End of Roaming Charges ; the Act of European Parliament 1st February 2017
In what must be one of the supreme acts of advertising chutzpah of recent years Vodafone ran a 2018 commercial with white suited wedding guest Martin Freeman proclaiming the virtues of Vodafone free data roaming, as if this was an idea of their own invention. The truth is that at any time in the past Vodafone et al could have slashed roaming charges, but chose instead to milk a profit opportunity, landing hapless customers a homecoming to bills of hundreds of pounds.
The reason we no longer have the worry of a large mobile phone bill during our holiday in an EU country, is that European Commission has forced mobile providers to slash data roaming charges throughout the EU. .
It is instructive to see who is against this kind of legislation. As early as 1986 businesses lobbied to water down the terms of the Consumer Protection Act to make it fault based and not subject to strict liability. UK road traffic insurers consistently delayed to implement the Motor Insurance Directives in their entirety . The online travel industry , refused to accept that they were subject to the Package Tour Regulations 1992 as they offered a “dynamic” not a “tour” package.
Michael O’Leary the notoriously abrasive CEO of Ryanair stated,
“We don’t want to hear your sob stories.
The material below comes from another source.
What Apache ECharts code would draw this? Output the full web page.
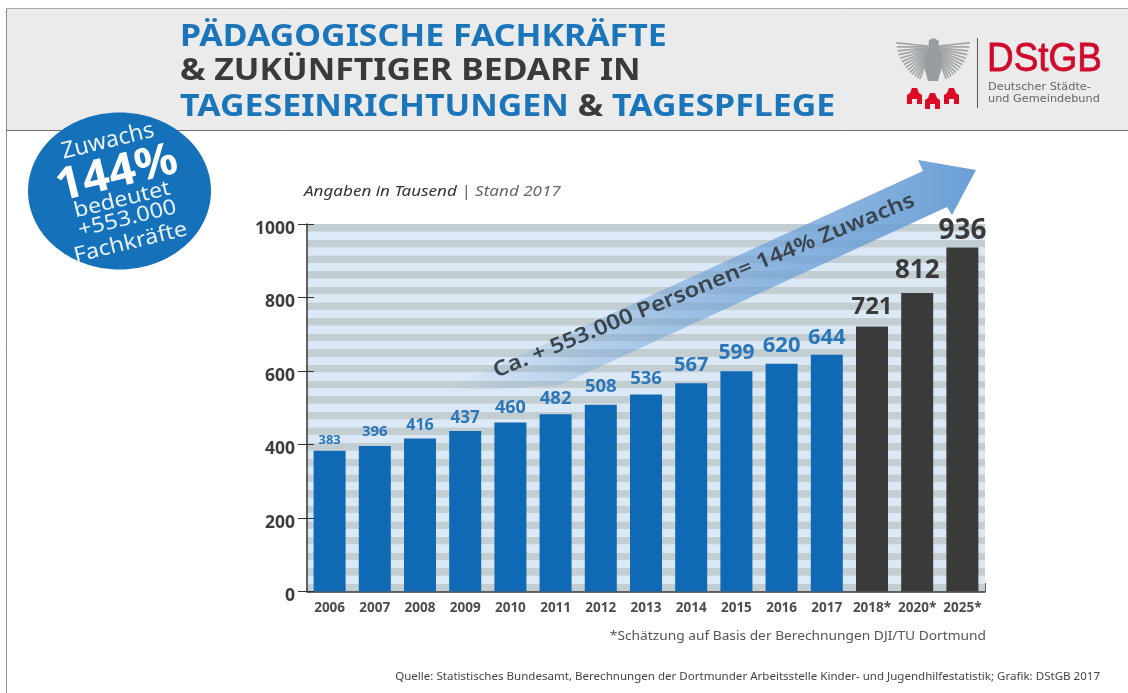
<!DOCTYPE html>
<html>
<head>
    <meta charset="utf-8">
    <title>Pädagogische Fachkräfte</title>
    <style>
        html, body { margin: 0; padding: 0; background: #fff; }
    </style>
</head>
<body>
<div id="main" style="width: 1128px;height:693px;"></div>
<script src="https://cdn.jsdelivr.net/npm/echarts@6/dist/echarts.min.js"></script>
<script>
var years = ['2006','2007','2008','2009','2010','2011','2012','2013','2014','2015','2016','2017','2018*','2020*','2025*'];
var values = [383,396,416,437,460,482,508,536,567,599,620,644,721,812,936];
var yTicks = [0,200,400,600,800,1000];

// groesse und abstand der wertebeschriftung je balken
var labelSizes = [13,15,16,17,18,18.5,18.5,18.5,20,21,22,22,24,26,28];
var labelGaps = [4,7,5,4,5.5,6.5,9,6.5,8,7.5,7,6,7,9,2.5];

var FONT = '"Noto Sans", sans-serif';
var BLUE = '#1069b5';
var DARK = '#3a3a3a';

// schraffur hinter den balken, 47 baender von 0 bis oben
var stripeBands = 47;

function txt(x, y, text, size, color, scaleX, extra) {
    var style = { x: 0, y: 0, text: text, fontFamily: FONT, fontSize: size, fill: color, textVerticalAlign: 'middle' };
    for (var k in (extra || {})) style[k] = extra[k];
    return { type: 'text', z: 20, x: x, y: y, scaleX: scaleX, style: style };
}

function badgeLine(x, y, text, size, weight, scaleX) {
    return { type: 'text', z: 20, x: x, y: y, scaleX: scaleX, style: { x: 0, y: 0, text: text, fontFamily: FONT, fontSize: size, fontWeight: weight, fill: weight === 'bold' ? '#fff' : '#e8f2fa', textAlign: 'center', textVerticalAlign: 'middle' } };
}

// bundesadler, nur angedeutet
function eagle() {
    var els = [];
    var cx = 933, cy = 46;
    for (var i = 0; i < 14; i++) {
        var a = -0.1 + i * 0.1;
        var len = 32 - i * 0.7;
        [-1, 1].forEach(function (side) {
            els.push({ type: 'line', z: 20, shape: {
                x1: cx + side * 5, y1: cy + i * 0.9,
                x2: cx + side * (5 + len * Math.cos(a)), y2: cy + i * 0.9 + len * Math.sin(a)
            }, style: { stroke: '#a2a5a7', lineWidth: 1.7 } });
        });
    }
    els.push({ type: 'polygon', z: 21, shape: { points: [[929,40],[934,38],[939,41],[938,49],[942,55],[941,70],[938,81],[928,81],[925,70],[924,55],[928,49]] }, style: { fill: '#9a9d9f' } });
    return els;
}

function castle(x, y) {
    return [
        { type: 'polygon', z: 20, shape: { points: [[x,y+16],[x,y+7],[x+3,y+5],[x+5,y],[x+10,y],[x+12,y+5],[x+15,y+7],[x+15,y+16],[x+10,y+16],[x+10,y+11],[x+5,y+11],[x+5,y+16]] }, style: { fill: '#dc0a24' } }
    ];
}

var graphics = [
    { type: 'rect', z: 1, shape: { x: 7, y: 8, width: 1121, height: 122 }, style: { fill: '#ebebeb' } },
    { type: 'line', z: 1, shape: { x1: 6.5, y1: 8, x2: 6.5, y2: 693 }, style: { stroke: '#8c8c8c', lineWidth: 1 } },
    { type: 'line', z: 1, shape: { x1: 6, y1: 8.5, x2: 1128, y2: 8.5 }, style: { stroke: '#a8a8a8', lineWidth: 1 } },
    { type: 'line', z: 1, shape: { x1: 6, y1: 130.5, x2: 1128, y2: 130.5 }, style: { stroke: '#6e6e6e', lineWidth: 1 } },

    // titel
    txt(180, 37, 'PÄDAGOGISCHE FACHKRÄFTE', 30, '#1a75bb', 1.13, { fontWeight: 'bold' }),
    txt(180, 71, '& ZUKÜNFTIGER BEDARF IN', 30, '#3a3a3a', 1.13, { fontWeight: 'bold' }),
    txt(180, 107, '{b|TAGESEINRICHTUNGEN} {d|&} {b|TAGESPFLEGE}', 30, '#1a75bb', 1.13, { fontWeight: 'bold', rich: {
        b: { fontFamily: FONT, fontSize: 30, fontWeight: 'bold', fill: '#1a75bb' },
        d: { fontFamily: FONT, fontSize: 30, fontWeight: 'bold', fill: '#3a3a3a' }
    } }),

    // logo
    { type: 'line', z: 20, shape: { x1: 977.5, y1: 38, x2: 977.5, y2: 108 }, style: { stroke: '#555', lineWidth: 1 } },
    { type: 'text', z: 20, x: 987, y: 60, scaleX: 0.9, style: { x: 0, y: 0, text: 'DStGB', fontFamily: '"Liberation Sans", sans-serif', fontSize: 41, fill: '#cf0a2c', stroke: '#cf0a2c', lineWidth: 0.8, textVerticalAlign: 'middle' } },
    { type: 'text', z: 20, x: 988, y: 87, scaleX: 1.13, style: { x: 0, y: 0, text: 'Deutscher Städte-', fontFamily: '"DejaVu Sans", sans-serif', fontSize: 10, fill: '#666', textVerticalAlign: 'middle' } },
    { type: 'text', z: 20, x: 988, y: 99, scaleX: 1.13, style: { x: 0, y: 0, text: 'und Gemeindebund', fontFamily: '"DejaVu Sans", sans-serif', fontSize: 10, fill: '#666', textVerticalAlign: 'middle' } },

    // kreis links oben
    { type: 'ellipse', z: 15, shape: { cx: 119.5, cy: 191, rx: 91.5, ry: 78.5 }, style: { fill: '#1671bb' } },
    { type: 'group', z: 16, x: 119, y: 191, rotation: 0.24, children: [
        badgeLine(1, -51, 'Zuwachs', 23, 'normal', 1),
        badgeLine(2, -17, '144%', 45, 'bold', 1.05),
        badgeLine(1, 9.5, 'bedeutet', 21, 'normal', 1.1),
        badgeLine(1.5, 29, '+553.000', 21, 'normal', 1.12),
        badgeLine(-1, 53, 'Fachkräfte', 21, 'normal', 1.12)
    ] },

    // hinweise
    txt(304, 192, '{a|Angaben in Tausend} {c|| Stand 2017}', 15, '#333', 1.137, { rich: {
        a: { fontFamily: FONT, fontSize: 15, fontStyle: 'italic', fill: '#333' },
        c: { fontFamily: FONT, fontSize: 15, fontStyle: 'italic', fill: '#666' }
    } }),
    txt(986, 636, '*Schätzung auf Basis der Berechnungen DJI/TU Dortmund', 12.5, '#555', 1.1, { textAlign: 'right' }),
    txt(1100, 677, 'Quelle: Statistisches Bundesamt, Berechnungen der Dortmunder Arbeitsstelle Kinder- und Jugendhilfestatistik; Grafik: DStGB 2017', 10.5, '#444', 1.1, { textAlign: 'right' }),

    // pfeil
    { type: 'polygon', z: 1, shape: { points: [[440,392],[923,171],[918,160],[976,170],[952,215],[947,207],[560,385]] }, style: {
        fill: new echarts.graphic.LinearGradient(0, 0, 1, 0, [
            { offset: 0, color: 'rgba(106,159,214,0)' },
            { offset: 0.45, color: 'rgba(106,159,214,0.55)' },
            { offset: 1, color: 'rgba(106,159,214,1)' }
        ], false)
    } },
    { type: 'text', z: 20, x: 704, y: 286, rotation: 0.39, scaleX: 1.13, style: { x: 0, y: 0, text: 'Ca. + 553.000 Personen= 144% Zuwachs', fontFamily: FONT, fontSize: 21, fontWeight: 600, fill: '#39444d', textAlign: 'center', textVerticalAlign: 'middle' } },

    { type: 'line', z: 20, shape: { x1: 985.5, y1: 583, x2: 985.5, y2: 592 }, style: { stroke: '#666', lineWidth: 1 } }
].concat(eagle(), castle(907, 88), castle(925, 93), castle(944, 88));

var myChart = echarts.init(document.getElementById('main'));

myChart.setOption({
    animation: false,
    backgroundColor: '#fff',
    grid: { left: 307, top: 224, width: 678, height: 367.5, containLabel: false },
    xAxis: {
        type: 'category',
        data: years,
        axisLine: { lineStyle: { color: '#333', width: 1.5 } },
        axisTick: { show: false },
        axisLabel: { interval: 0, margin: 10, fontFamily: FONT, fontSize: 13.5, fontWeight: 'bold', color: '#4d4d4d' }
    },
    yAxis: [
        {
            type: 'value', min: 0, max: 1000, interval: 200,
            axisLine: { show: true, lineStyle: { color: '#333', width: 1.5 } },
            axisTick: { show: true, length: 9, lineStyle: { color: '#333' } },
            splitLine: { show: false },
            axisLabel: { margin: 12, verticalAlign: 'top', lineHeight: 10, fontFamily: FONT, fontSize: 17.5, fontWeight: 'bold', color: '#3d3d3d',
                formatter: function (v) { return yTicks.indexOf(v) >= 0 ? String(v) : ''; } }
        },
        {
            type: 'value', min: 0, max: stripeBands, interval: 1, position: 'left',
            axisLine: { show: false }, axisTick: { show: false }, axisLabel: { show: false },
            splitLine: { show: false },
            splitArea: { show: true, areaStyle: { color: ['#c3ced3', '#dbe8f6'], opacity: 1 } }
        },
        {
            // nur die kurzen striche nach innen
            type: 'value', min: 0, max: 1000, interval: 200, position: 'left',
            axisLine: { show: false }, axisLabel: { show: false }, splitLine: { show: false },
            axisTick: { show: true, inside: true, length: 7, lineStyle: { color: '#333' } }
        }
    ],
    series: [{
        type: 'bar',
        yAxisIndex: 0,
        barWidth: 32,
        z: 10,
        data: values.map(function (v, i) {
            var forecast = years[i].indexOf('*') > 0;
            return {
                value: v,
                itemStyle: { color: forecast ? DARK : BLUE },
                label: { fontSize: labelSizes[i], distance: labelGaps[i], color: forecast ? DARK : '#2a76b8' }
            };
        }),
        label: { show: true, position: 'top', fontFamily: FONT, fontWeight: 'bold' }
    }],
    graphic: graphics
});
</script>
</body>
</html>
What part of no refund don’t you understand?”
That was before passengers like Denise McDonagh took Ryanair and other airlines to the European Court of Justice. Their victories are the reason that you see airport delay and cancellation guidance in every airport in Europe.
And it is difficult to detect any enthusiasm from the ERG for the health and safety legislation.
Instead we hear jibes about Elf n’Safety, the Nanny State, and the overreaching EU bureaucracy. The present UK governing party, (with the help of their then Lib Dem Coalition partners) has already tried its best to undermine employment rights by imposing swingeing charges on persons pursuing employment tribunal claims. This resulted in an 80% decrease in such claims, before the Government was told by the Supreme Court to scrap the charges as an affront to the justice system.
In “The Life of Brian”, having posed the question, John Cleese is floored by a litany of the benefits of imperial civilisation.
There is a common thread in EU lawmaking. This is legislation and jurisprudence which is consistently weighted in favour of workers and consumers, from a law making body with the appetite, the inclination, and the fire power to face down vested and corporate interests.
Prime Minister Theresa May promised that her “Great Repeal Act” would not dilute consumer or worker rights. The current Prime Minister has made reassuring but non -binding noises. What are those worth now with a following wind and a majority of 80 at his back?
And what he cannot promise is that the UK on its own has anything like the EU muscle needed to face down multinationals and global corporations and to guarantee effective protections.
That (amongst others) is the case for European law, as it affects our daily lives.
Why was it never properly made?
Ronald E Conway, solicitor advocate, Conway Accident Law Practice.